In Stores Now: Now We Can See by the Thermals




Illustration from Old Moore's Almanack, 1910

I've seen the Thermals perform live twice. The first time, they were the opening act for the All Girl Summer Fun Band at a tiny, under-attended show. The Thermals first record, More Parts Per Million had just come out, and I think they played every song from it. The set lasted about 20 minutes. Afterward, singer Hutch Harris sold me an album he and his bassist/girlfriend Kathy Foster had recorded together at home prior to the (also home-recorded) Thermals debut. Entitled Hutch & Kathy, he described it as a "Simon & Garfunkel sort of thing." I didn't buy the debut of Hutch's punkier Thermals until a year later. By the time I saw them a second time, this time as the opening act on the final Guided By Voices tour, they had a second album out and could still somehow play every song they know in under half an hour.

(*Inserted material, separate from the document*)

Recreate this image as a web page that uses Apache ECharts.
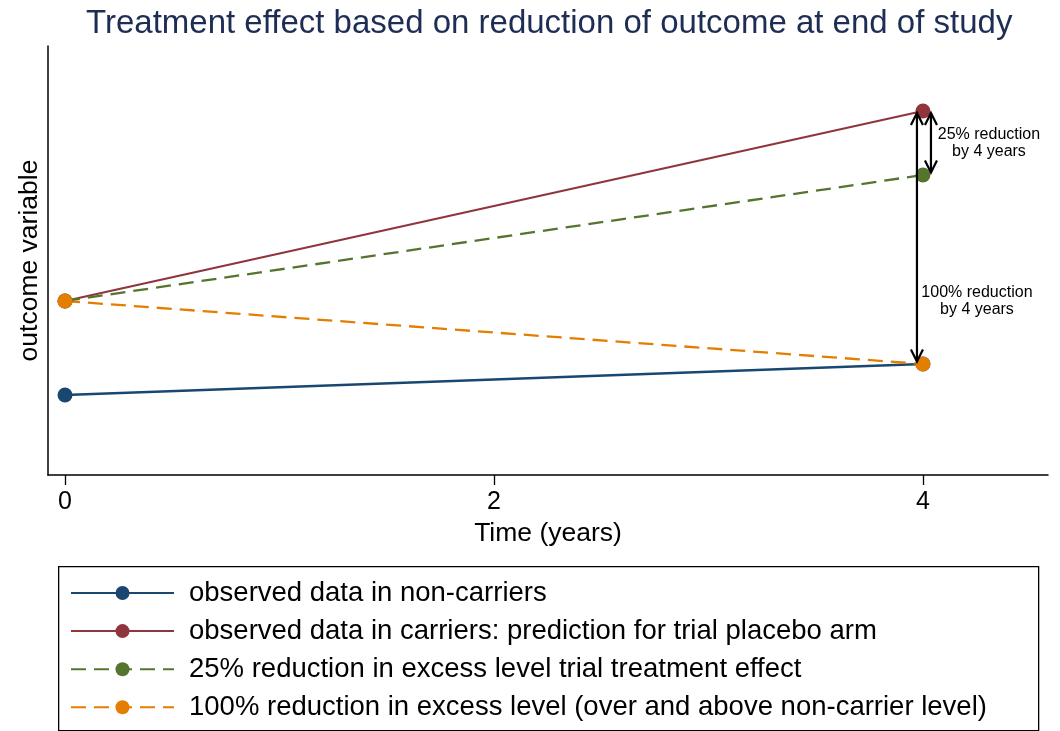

The Thermals have just released their fourth album, Now We Can See, and it's almost shocking how far they have moved from the trashy DIY punk-pop of their debut. You can tell that this one was not recorded at a total cost of $10, but the Thermals have lost none of their engaging energy - they just focus it in a cleaner power-pop direction now. Thermals albums have always been about "an issue", the first three having been about the modern music scene, US politics, and the role of religion, respectively. Now We Can See is about death, a set of songs about life sung from the point of view of a dead person. It's hard to miss the theme when the first four songs are called "When I Died", "We Were Sick", "I Let It Go", and "Now We Can See". The progression is pretty clear, and Harris and Foster (the only musicians who play on the record) sing about life's regrets, the fear of (and embrace of) oblivion, shifting perspectives, and acceptance of change. The theme is not always as compelling as the religion-oriented material of their last album The Body The Blood The Machine, and there is no single song as good as that album's "Return to the Fold", but Now We Can See is easily their most consistent and hook-oriented work to date.

A few new ingredients are introduced this time around, the best being Kathy Foster's vocals, which work so well in combination with Hutch's elastic yelping. "We Were Sick" and "Now We Can See" make particularly good use of her backing vocals, and they provide a nice counterpoint for the times when Hutch's voice is front and center. The album has plenty fully-formed pop songs ("Now We Can See"), GBV-esque sketches ("Liquid In, Liquid Out"), and even an atmospheric epic ("At the Bottom of the Sea"). My favorite song on the record may be "You Dissolve" - it features excellent cymbal-heavy drumming by Foster and a staccato piano riff that is one of the album's many power-pop touchpoints. Foster also joins in on the vocals of the final chorus, happily singing about the final dissolution of the soul. What a way to die.